Lab Groups

Brain Physiology Group

This is a shared lab between Bagshaw, Mullinger, Mayhew and also used in collaboration with Lucas, on work looking at various aspects of brain physiology, how markers of physiology can be extracted from non-invasive measures, how to interpret non-invasive signals (eg negative BOLD, ERS/ERD) using multi-modal recordings, and looking at the impact of factors such as sleep and exercise

A lot of the research that takes place involves using EEG, multisensory behavioural and physiological testing, preparation and analysis of actigraphy. This widely shared facility aims to provide a more specific understanding of non-invasive neuroimaging methods, how they can be interpreted physiologically, and how they are impacted by issues such as sleep and exercise

Studying the human brain is limited by the need to use non-invasive techniques, the basic physiological interpretation of which is often lacking. By providing a more detailed and specific understanding of what brain imaging signals mean, and the information they contain, we will be help to interpret other studies in the CHBH, as well as generating a more fundamental understanding of what is meant by brain health.

For more information, please contact: Andrew Bagshaw, Karen Mullinger and Steve Mayhew

The Cognitive Ageing Lab

Age-related cognitive decline dramatically affecting quality of life pose a fundamental societal, economic and mental health challenge. While cognitive ageing itself is inevitable, there is a significant heterogeneity among older adults in the rate of age-related decline in basic mental functions. As cognitive ageing is associated with structural and functional brain changes, uncovering factors affecting these changes is key to understanding the observed variability in cognitive decline and potential susceptibility to mental health problems and dementia.

The Cognitive Ageing lab is based at the Centre for Human Brain Health and led by Dr Magdalena Chechlacz. The research in the Cognitive Ageing lab broadly focuses on understanding how inter-individual variability in the neurochemical, structural and functional organization of the brain affects cognitive ageing and susceptibility to mental health problems, such as dementia, anxiety and depression, in the elderly population. The current projects in the lab aim to explore multidimensional associations between sleep, brain networks and decline in attention functions in older adults based on in depth analyses of variability in sleep patterns and cognitive performance with advanced neuroimaging methods, multi-shell diffusion imaging, resting state functional connectivity and arterial spin labelling. We are particularly interested whether sleep loss/poor sleep quality frequently reported by older adults have adverse effects on the brain vascular system, accelerates age-related brain changes and subsequent cognitive deterioration.
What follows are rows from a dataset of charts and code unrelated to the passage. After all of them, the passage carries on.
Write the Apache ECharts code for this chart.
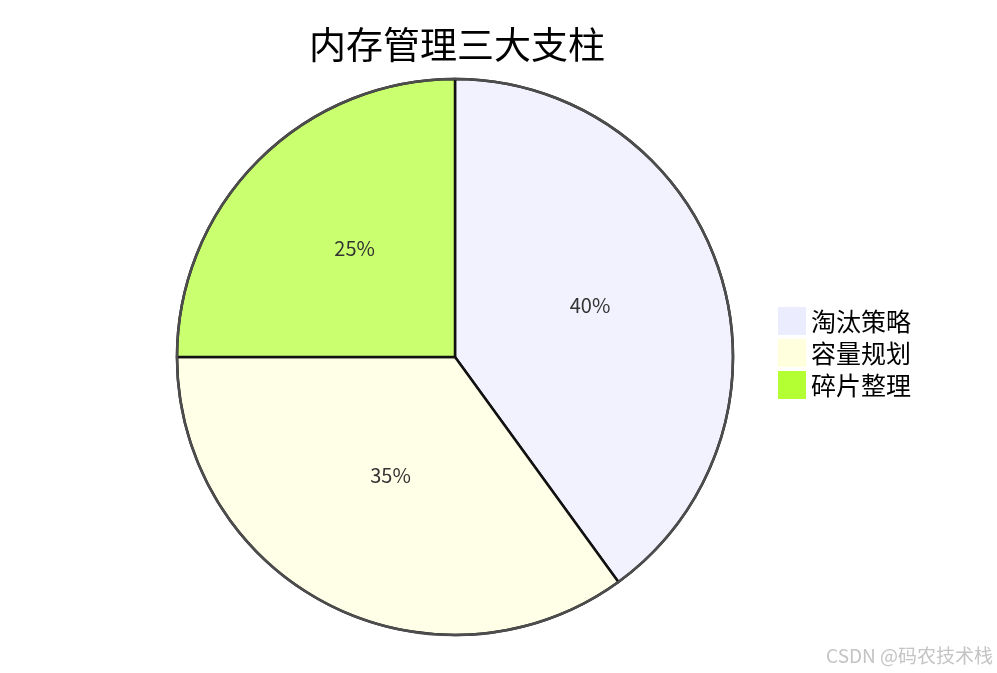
<!DOCTYPE html>
<html>
<head>
<meta charset="utf-8">
<script src="https://cdn.jsdelivr.net/npm/echarts@6/dist/echarts.min.js"></script>
<style>
  html, body { margin: 0; padding: 0; background: #fff; }
  #main { width: 997px; height: 673px; }
</style>
</head>
<body>
<div id="main"></div>
<script>
let titleText = '内存管理三大支柱';
let categories = ['淘汰策略', '容量规划', '碎片整理'];
let values = [40, 35, 25];
// legend swatches use the full colour, slices are drawn paler
let legendColors = ['#ececff', '#ffffde', '#b3ff33'];
let sliceColors = ['#f2f2ff', '#ffffe8', '#caff70'];

let chartDom = document.getElementById('main');
let myChart = echarts.init(chartDom);
let font = '"Noto Sans CJK SC", "Noto Sans", sans-serif';

let option = {
  animation: false,
  title: {
    text: titleText,
    left: 452,
    textAlign: 'center',
    top: 21,
    textStyle: { fontSize: 37, fontWeight: 'normal', color: '#000', fontFamily: font }
  },
  legend: {
    orient: 'vertical',
    left: 778,
    top: 307,
    padding: 0,
    itemWidth: 28,
    itemHeight: 28,
    itemGap: 4,
    icon: 'rect',
    textStyle: { fontSize: 25, color: '#000', fontFamily: font },
    data: categories.map(function (name, i) {
      return { name: name, itemStyle: { color: legendColors[i], borderWidth: 0 } };
    })
  },
  graphic: [{
    type: 'text',
    right: 4,
    bottom: 8,
    style: { text: 'CSDN @码农技术栈', fill: '#c4c4c4', fontSize: 19, fontFamily: font }
  }],
  series: [
    {
      type: 'pie',
      center: [455, 357],
      radius: 278,
      startAngle: 90,
      clockwise: true,
      label: {
        position: 'inside',
        formatter: '{d}%',
        fontSize: 20,
        color: '#333',
        fontFamily: font,
        offset: [0, -8]
      },
      labelLine: { show: false },
      itemStyle: { borderColor: '#111', borderWidth: 2.5 },
      emphasis: { disabled: true },
      data: categories.map(function (name, i) {
        return { name: name, value: values[i], itemStyle: { color: sliceColors[i] } };
      })
    },
    {
      type: 'pie',
      center: [455, 357],
      radius: 278,
      silent: true,
      label: { show: false },
      labelLine: { show: false },
      itemStyle: { color: 'rgba(0,0,0,0)', borderColor: '#4d4d4d', borderWidth: 2.5 },
      data: [{ name: 'ring', value: 1 }]
    }
  ]
};

option && myChart.setOption(option);
</script>
</body>
</html>
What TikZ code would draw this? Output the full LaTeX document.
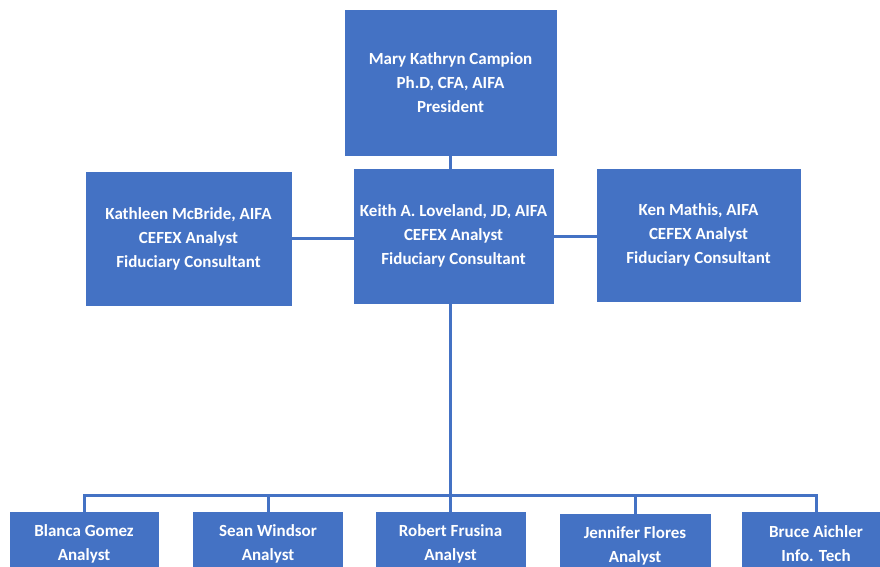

This research is divided into two work packages: 1) cross-sectional analyses using a large scale epidemiological resources (UK Biobank data); 2) series of supplementary experimental studies examining links between variability in sleep patterns, vascular health, frontoparietal connectivity and individual differences in attention functions in older adults.

The Cognitive Ageing Lab is also interested in the impact of genetic variability in neuromodulators (neurotransmitters) on age-related changes in frontoparietal connectivity.

For more information, please contact Magda Chechlacz

The Neuroscience of Consciousness and Cognition After Brain Injury Group 

The 'Neuroscience of consciousness and cognition after brain injury’ group, led by Dr Damian Cruse and Dr Davinia Fernández-Espejo, combines expertise in functional and structural brain imaging, electrophysiology, and non-invasive brain stimulation, to study the ways in which conscious awareness becomes impaired following severe brain injury.

Dr Cruse and his team specifically investigate brain markers of conscious experience that can also provide crucial clinical information for predicting recovery from severe brain injury. They accomplish this with electroencephalography and functional near infrared spectroscopy studies of healthy individuals, those in the acute stage of coma after severe traumatic brain injury, and those with diagnoses of prolonged disorders of consciousness, such as vegetative state. For more information, visit 

Dr Fernández-Espejo and her team investigate the neural mechanisms underlying the clinical deficits and preserved cognitive functions in disorders of consciousness after brain injury. This research is directly translated into diagnostic markers and novel approaches for rehabilitation. To achieve this, Dr Fernández-Espejo’s team uses structural and functional magnetic resonance imaging, as well as non-invasive brain stimulation techniques, in both healthy volunteers and patients with prolonged disorders of consciousness. For more information, visit

The state-of-the-art tools and rehabilitation methods developed by the ‘Neuroscience of consciousness and cognition after brain injury’ group have potential to profoundly impact the lives of patients, their families, and carers, while providing valuable insights into how the human brain supports conscious awareness.